Problem requirements:
Leaving the pictures aside, transcribe every line below exactly.

====================

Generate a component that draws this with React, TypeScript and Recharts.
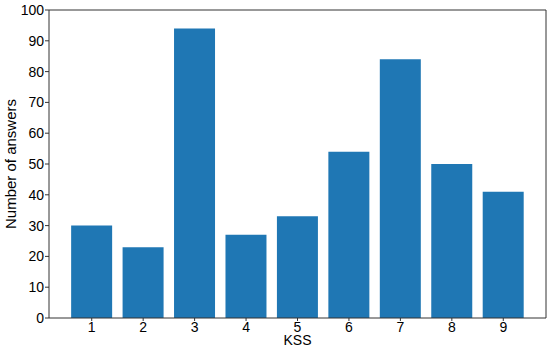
import React from 'react';
import { BarChart, Bar, XAxis, YAxis } from 'recharts';

const categories = ['1', '2', '3', '4', '5', '6', '7', '8', '9'];
const answers = [30, 23, 94, 27, 33, 54, 84, 50, 41];
const yTicks = [0, 10, 20, 30, 40, 50, 60, 70, 80, 90, 100];

const data = categories.map((kss, i) => ({ kss, answers: answers[i] }));

const font = 'Liberation Sans, Arial, sans-serif';
const axisColor = '#333';

const XTick = (props: any) => (
  <text x={props.x} y={props.y} dy="0.72em" textAnchor="middle" fontSize={14} fontFamily={font} fill="#000">
    {props.payload.value}
  </text>
);

const YTick = (props: any) => (
  <text x={props.x} y={props.y} dy="0.36em" textAnchor="end" fontSize={14} fontFamily={font} fill="#000">
    {props.payload.value}
  </text>
);

const App: React.FC = () => {
  return (
    <div style={{ position: 'absolute', left: 0, top: 0, background: '#fff' }}>
      <BarChart
        width={550}
        height={355}
        data={data}
        margin={{ top: 9, right: 3, left: 0, bottom: 0 }}
        barCategoryGap="10%"
      >
        <XAxis
          dataKey="kss"
          height={37}
          padding={{ left: 17, right: 17 }}
          stroke={axisColor}
          tickSize={3}
          tickMargin={1}
          tick={<XTick />}
          label={{ value: 'KSS', position: 'insideBottom', offset: 10, fill: '#000', fontSize: 14, fontFamily: font }}
        />
        <XAxis
          xAxisId="top"
          orientation="top"
          dataKey="kss"
          height={1}
          padding={{ left: 17, right: 17 }}
          tick={false}
          tickLine={false}
          stroke={axisColor}
        />
        <YAxis
          width={49}
          domain={[0, 100]}
          ticks={yTicks}
          interval={0}
          stroke={axisColor}
          tickSize={4}
          tickMargin={1}
          tick={<YTick />}
          label={{ value: 'Number of answers', angle: -90, position: 'center', dx: -14, fill: '#000', fontSize: 15, fontFamily: font }}
        />
        <YAxis
          yAxisId="right"
          orientation="right"
          width={1}
          domain={[0, 100]}
          tick={false}
          tickLine={false}
          stroke={axisColor}
        />
        <Bar dataKey="answers" fill="#1f77b4" isAnimationActive={false} />
      </BarChart>
    </div>
  );
};

export default App;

====================

Task solution:
Generate a component that draws this with React, TypeScript and Recharts.
import React from 'react';
import { BarChart, Bar, XAxis, YAxis } from 'recharts';

const categories = ['1', '2', '3', '4', '5', '6', '7', '8', '9'];
const answers = [30, 23, 94, 27, 33, 54, 84, 50, 41];
const yTicks = [0, 10, 20, 30, 40, 50, 60, 70, 80, 90, 100];

const data = categories.map((kss, i) => ({ kss, answers: answers[i] }));

const font = 'Liberation Sans, Arial, sans-serif';
const axisColor = '#333';

const XTick = (props: any) => (
  <text x={props.x} y={props.y} dy="0.72em" textAnchor="middle" fontSize={14} fontFamily={font} fill="#000">
    {props.payload.value}
  </text>
);

const YTick = (props: any) => (
  <text x={props.x} y={props.y} dy="0.36em" textAnchor="end" fontSize={14} fontFamily={font} fill="#000">
    {props.payload.value}
  </text>
);

const App: React.FC = () => {
  return (
    <div style={{ position: 'absolute', left: 0, top: 0, background: '#fff' }}>
      <BarChart
        width={550}
        height={355}
        data={data}
        margin={{ top: 9, right: 3, left: 0, bottom: 0 }}
        barCategoryGap="10%"
      >
        <XAxis
          dataKey="kss"
          height={37}
          padding={{ left: 17, right: 17 }}
          stroke={axisColor}
          tickSize={3}
          tickMargin={1}
          tick={<XTick />}
          label={{ value: 'KSS', position: 'insideBottom', offset: 10, fill: '#000', fontSize: 14, fontFamily: font }}
        />
        <XAxis
          xAxisId="top"
          orientation="top"
          dataKey="kss"
          height={1}
          padding={{ left: 17, right: 17 }}
          tick={false}
          tickLine={false}
          stroke={axisColor}
        />
        <YAxis
          width={49}
          domain={[0, 100]}
          ticks={yTicks}
          interval={0}
          stroke={axisColor}
          tickSize={4}
          tickMargin={1}
          tick={<YTick />}
          label={{ value: 'Number of answers', angle: -90, position: 'center', dx: -14, fill: '#000', fontSize: 15, fontFamily: font }}
        />
        <YAxis
          yAxisId="right"
          orientation="right"
          width={1}
          domain={[0, 100]}
          tick={false}
          tickLine={false}
          stroke={axisColor}
        />
        <Bar dataKey="answers" fill="#1f77b4" isAnimationActive={false} />
      </BarChart>
    </div>
  );
};

export default App;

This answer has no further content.